Do you get weak kneed for melodies of The Zombies, the powerful garage hooks of The Troggs, and wondered how the Beach Boys would have sounded like had they gone the biker jacket route? There are a handful of American masterclass '60s inspired pop song writers out there and Matthew Smith of Outrageous Cherry is the name everyone should know. And I am not just typing that because there is a song on this LP called Tracy either.
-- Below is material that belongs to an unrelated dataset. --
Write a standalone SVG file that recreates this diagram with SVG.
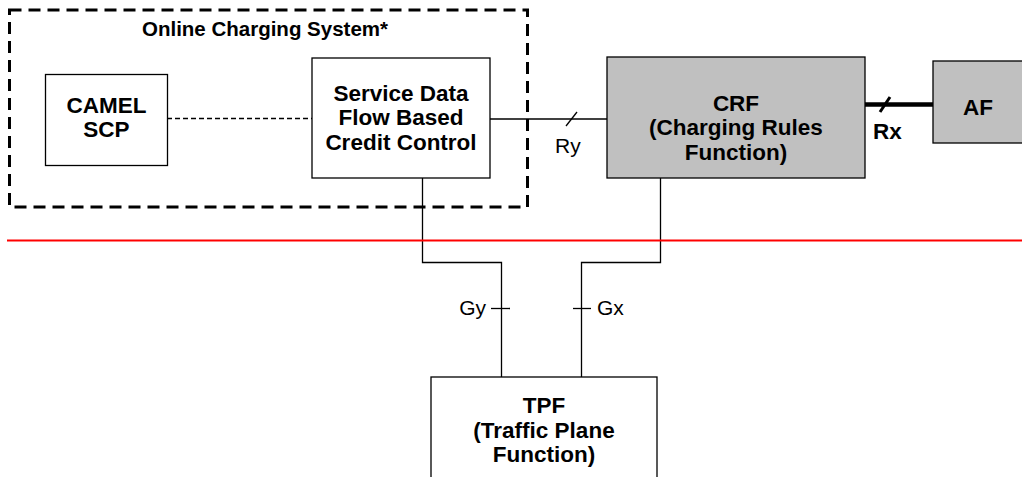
<svg xmlns="http://www.w3.org/2000/svg" width="1022" height="477" viewBox="0 0 1022 477">
<style>
text{font-family:"Liberation Sans",Arial,sans-serif;font-size:22.5px;fill:#000}
.b{font-weight:bold;text-anchor:middle}
.t{font-size:20.5px}
.n{font-size:21px}
.box{fill:#fff;stroke:#000;stroke-width:1.3}
.grey{fill:#c0c0c0;stroke:#000;stroke-width:1.3}
.ln{fill:none;stroke:#000;stroke-width:1.3}
</style>
<rect width="1022" height="477" fill="#fff"/>
<g id="ocs">
<rect x="9.5" y="10" width="518" height="197" fill="none" stroke="#000" stroke-width="3" stroke-dasharray="12,7"/>
<text class="b t" x="265" y="36">Online Charging System*</text>
</g>
<g id="connectors">
<line class="ln" x1="167" y1="118.5" x2="312" y2="118.5" stroke-dasharray="5,3"/>
<line class="ln" x1="490" y1="119" x2="607" y2="119"/>
<line class="ln" x1="566" y1="126" x2="577" y2="112"/>
<text class="n" x="555" y="153">Ry</text>
<line x1="865" y1="104.5" x2="933" y2="104.5" stroke="#000" stroke-width="4.5"/>
<line x1="880" y1="112" x2="890" y2="97" stroke="#000" stroke-width="3"/>
<text x="873" y="139" font-weight="bold" font-size="20">Rx</text>
<polyline class="ln" points="422.5,178 422.5,262.5 501.5,262.5 501.5,377"/>
<polyline class="ln" points="660.5,178 660.5,262.5 581.5,262.5 581.5,377"/>
<line class="ln" x1="491" y1="308.5" x2="510" y2="308.5"/>
<line class="ln" x1="573" y1="308.5" x2="591" y2="308.5"/>
<text class="n" x="486" y="315" text-anchor="end">Gy</text>
<text class="n" x="597" y="315">Gx</text>
</g>
<line id="boundary" x1="7" y1="240.5" x2="1022" y2="240.5" stroke="#f00" stroke-width="2"/>
<g id="camel">
<rect class="box" x="45.5" y="74.5" width="122" height="91"/>
<text class="b" x="106.5" y="113">CAMEL</text>
<text class="b" x="106.5" y="137">SCP</text>
</g>
<g id="sdf">
<rect class="box" x="312" y="58" width="178" height="120"/>
<text class="b" x="401" y="101">Service Data</text>
<text class="b" x="401" y="125">Flow Based</text>
<text class="b" x="401" y="150">Credit Control</text>
</g>
<g id="crf">
<rect class="grey" x="607" y="57" width="258" height="121"/>
<text class="b" x="736" y="111">CRF</text>
<text class="b" x="736" y="135">(Charging Rules</text>
<text class="b" x="736" y="160">Function)</text>
</g>
<g id="af">
<rect class="grey" x="933" y="61" width="95" height="82"/>
<text class="b" x="978" y="115">AF</text>
</g>
<g id="tpf">
<rect class="box" x="431" y="377" width="226" height="110"/>
<text class="b" x="544" y="413">TPF</text>
<text class="b" x="544" y="438">(Traffic Plane</text>
<text class="b" x="544" y="462">Function)</text>
</g>
</svg>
This isn't streaming on places like Spotify, so if you needed extra inspiration to pick this underground classic, you have a lovely vinyl repress waiting to join your collection.

They Say

To Celebrate its 25th anniversary, Cardinal Fuzz and Feeding Tube Records present the lost classic that is Outrageous Cherry's Out There In The Dark, presented for the very first time on vinyl. Originally released via the DF2K (the contemporary sister label of Del-Fi), one of the classic labels of the '50s and '60s (Richie Valens/Bobby Fuller) and in Europe via Poptones. While earlier records shared a love of The Turtles, The Troggs, and Television Personalities (among a host of other stuff), Out There In The Dark feels like Eno and Hawkwind filtered through Petula Clark's hit singles and Spectorized via Matthew Smiths' wonderful analog production. Recorded at Jim Diamond's Ghetto Recorders Studio, this release makes use of a huge ancient reel to reel machine that provides that superb tape echo effect employed across this LP. Like Guided By Voices, Outrageous Cherry's affection for this kind of music never sounds retro, and their experimental touches make Out There In The Dark plays like a jukebox full of forgotten hits, a time machine with its controls set for the past and the future. Across 13 tracks, sweet melodies and harmonies soar over vicious urban Motor City guitar workouts. Motown-fueled bass and drums throb hypnotically as Matthew Smith sings as though Brian Wilson had been an honorary Ramone. Beatle-esque pop numbers like "Tracy", "Corruptable," and the made-for-AM radio "Where Do I Go When You Dream?" balance moodier songs like the album's narcotic centerpiece, "Easy Come, Uneasy Glow." Their trippy side comes to the forefront on the excellent, backwards guitar-driven "Only the Easy Way Down," as Larry Rays solos cut like a jagged knife, and in the title track's drifting guitars and shifting tempos. Smith's ultra-faithful, vintage production style sparkles on "A Bad Movie." The album closer "There's No Escape From the Infinite" ends in a trance-inducing guitar apocalypse that would make Spacemen 3 and The Jesus And Mary Chain proud. Presented in a gloss laminated outer sleeve and with a four-page folded A4 insert and download code.